— MATERIAL SUPPLIED —
** Start **

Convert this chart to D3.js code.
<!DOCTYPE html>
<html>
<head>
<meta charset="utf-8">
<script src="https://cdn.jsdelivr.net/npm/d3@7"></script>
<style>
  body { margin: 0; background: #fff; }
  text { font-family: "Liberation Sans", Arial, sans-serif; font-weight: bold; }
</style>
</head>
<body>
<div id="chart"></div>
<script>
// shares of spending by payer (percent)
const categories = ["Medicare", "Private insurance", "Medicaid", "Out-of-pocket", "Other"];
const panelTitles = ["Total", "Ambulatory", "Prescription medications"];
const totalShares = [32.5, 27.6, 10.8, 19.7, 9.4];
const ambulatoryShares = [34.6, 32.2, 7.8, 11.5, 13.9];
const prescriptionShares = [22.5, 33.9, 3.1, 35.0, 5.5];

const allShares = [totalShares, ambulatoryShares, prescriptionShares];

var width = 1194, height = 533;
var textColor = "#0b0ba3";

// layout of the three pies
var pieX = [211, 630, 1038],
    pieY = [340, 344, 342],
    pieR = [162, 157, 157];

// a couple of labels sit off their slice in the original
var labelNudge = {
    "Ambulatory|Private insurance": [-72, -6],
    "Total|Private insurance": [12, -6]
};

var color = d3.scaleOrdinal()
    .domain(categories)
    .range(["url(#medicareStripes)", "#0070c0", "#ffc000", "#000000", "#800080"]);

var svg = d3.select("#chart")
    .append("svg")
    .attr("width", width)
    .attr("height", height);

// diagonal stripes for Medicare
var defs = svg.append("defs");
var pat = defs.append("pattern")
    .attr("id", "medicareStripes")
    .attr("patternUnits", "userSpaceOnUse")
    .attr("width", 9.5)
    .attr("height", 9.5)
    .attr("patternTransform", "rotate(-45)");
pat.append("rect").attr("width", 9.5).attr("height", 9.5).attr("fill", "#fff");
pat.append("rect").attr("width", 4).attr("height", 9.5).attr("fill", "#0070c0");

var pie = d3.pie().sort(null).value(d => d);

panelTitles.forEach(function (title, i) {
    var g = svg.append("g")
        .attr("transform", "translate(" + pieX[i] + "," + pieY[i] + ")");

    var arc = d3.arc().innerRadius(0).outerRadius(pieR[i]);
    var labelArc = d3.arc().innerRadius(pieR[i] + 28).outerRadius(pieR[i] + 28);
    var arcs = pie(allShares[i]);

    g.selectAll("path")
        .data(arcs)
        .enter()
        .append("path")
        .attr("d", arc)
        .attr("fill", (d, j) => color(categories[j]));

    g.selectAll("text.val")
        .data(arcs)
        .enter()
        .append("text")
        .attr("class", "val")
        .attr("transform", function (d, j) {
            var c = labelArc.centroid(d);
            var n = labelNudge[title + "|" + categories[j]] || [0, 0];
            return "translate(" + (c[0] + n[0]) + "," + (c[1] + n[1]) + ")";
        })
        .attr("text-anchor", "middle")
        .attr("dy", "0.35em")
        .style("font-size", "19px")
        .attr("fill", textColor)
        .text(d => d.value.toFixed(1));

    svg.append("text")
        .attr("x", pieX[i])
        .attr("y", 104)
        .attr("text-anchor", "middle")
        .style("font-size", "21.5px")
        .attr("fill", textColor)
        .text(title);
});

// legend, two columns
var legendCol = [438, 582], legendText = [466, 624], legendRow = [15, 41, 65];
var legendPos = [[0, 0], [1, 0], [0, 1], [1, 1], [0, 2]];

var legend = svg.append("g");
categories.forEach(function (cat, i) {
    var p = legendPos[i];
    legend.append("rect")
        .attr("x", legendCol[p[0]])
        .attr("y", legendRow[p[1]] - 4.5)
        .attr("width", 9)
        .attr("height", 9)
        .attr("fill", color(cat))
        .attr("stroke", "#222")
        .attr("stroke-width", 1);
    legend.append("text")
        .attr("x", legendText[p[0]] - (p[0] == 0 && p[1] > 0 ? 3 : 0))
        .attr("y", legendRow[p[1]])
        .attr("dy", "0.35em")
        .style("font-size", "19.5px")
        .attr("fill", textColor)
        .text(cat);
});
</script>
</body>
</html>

** End **
** Start **

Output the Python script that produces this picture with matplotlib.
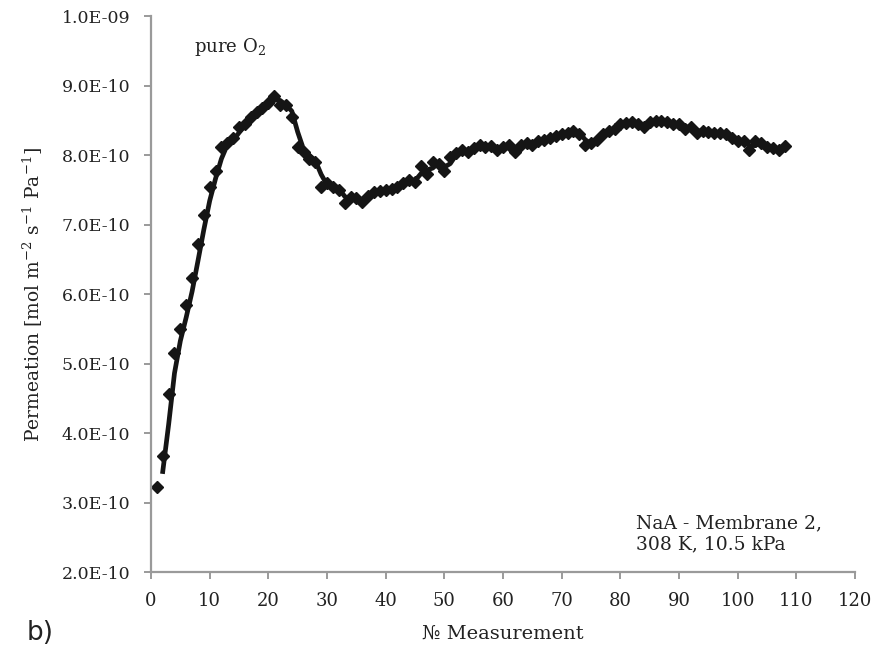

** End **
** Start **

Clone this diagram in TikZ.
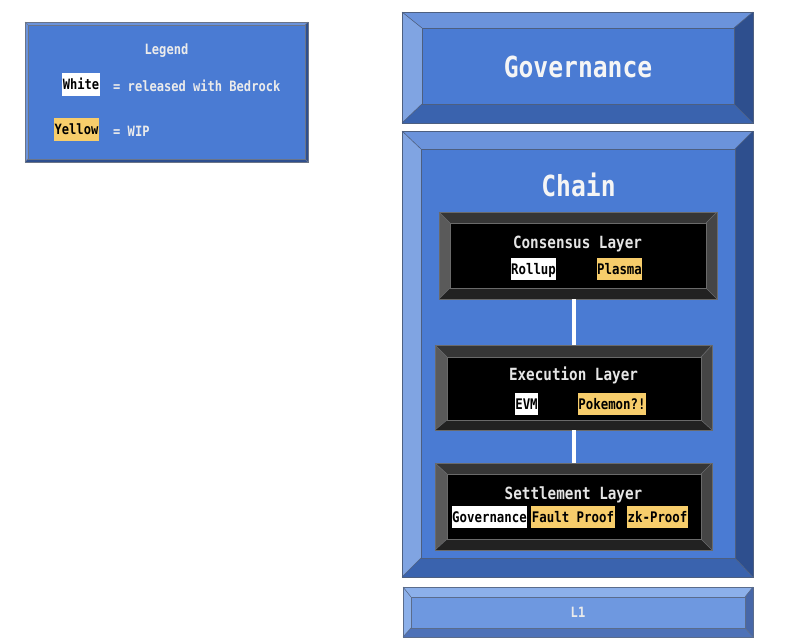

** End **

— AIM —
In the listing above, find the line with "Convert this chart to D3.js code." and the line with "var arcs = pie(allShares[i]);", then print exactly those lines and every line between them.

— ANSWER TO THE TASK —
Convert this chart to D3.js code.
<!DOCTYPE html>
<html>
<head>
<meta charset="utf-8">
<script src="https://cdn.jsdelivr.net/npm/d3@7"></script>
<style>
  body { margin: 0; background: #fff; }
  text { font-family: "Liberation Sans", Arial, sans-serif; font-weight: bold; }
</style>
</head>
<body>
<div id="chart"></div>
<script>
// shares of spending by payer (percent)
const categories = ["Medicare", "Private insurance", "Medicaid", "Out-of-pocket", "Other"];
const panelTitles = ["Total", "Ambulatory", "Prescription medications"];
const totalShares = [32.5, 27.6, 10.8, 19.7, 9.4];
const ambulatoryShares = [34.6, 32.2, 7.8, 11.5, 13.9];
const prescriptionShares = [22.5, 33.9, 3.1, 35.0, 5.5];

const allShares = [totalShares, ambulatoryShares, prescriptionShares];

var width = 1194, height = 533;
var textColor = "#0b0ba3";

// layout of the three pies
var pieX = [211, 630, 1038],
    pieY = [340, 344, 342],
    pieR = [162, 157, 157];

// a couple of labels sit off their slice in the original
var labelNudge = {
    "Ambulatory|Private insurance": [-72, -6],
    "Total|Private insurance": [12, -6]
};

var color = d3.scaleOrdinal()
    .domain(categories)
    .range(["url(#medicareStripes)", "#0070c0", "#ffc000", "#000000", "#800080"]);

var svg = d3.select("#chart")
    .append("svg")
    .attr("width", width)
    .attr("height", height);

// diagonal stripes for Medicare
var defs = svg.append("defs");
var pat = defs.append("pattern")
    .attr("id", "medicareStripes")
    .attr("patternUnits", "userSpaceOnUse")
    .attr("width", 9.5)
    .attr("height", 9.5)
    .attr("patternTransform", "rotate(-45)");
pat.append("rect").attr("width", 9.5).attr("height", 9.5).attr("fill", "#fff");
pat.append("rect").attr("width", 4).attr("height", 9.5).attr("fill", "#0070c0");

var pie = d3.pie().sort(null).value(d => d);

panelTitles.forEach(function (title, i) {
    var g = svg.append("g")
        .attr("transform", "translate(" + pieX[i] + "," + pieY[i] + ")");

    var arc = d3.arc().innerRadius(0).outerRadius(pieR[i]);
    var labelArc = d3.arc().innerRadius(pieR[i] + 28).outerRadius(pieR[i] + 28);
    var arcs = pie(allShares[i]);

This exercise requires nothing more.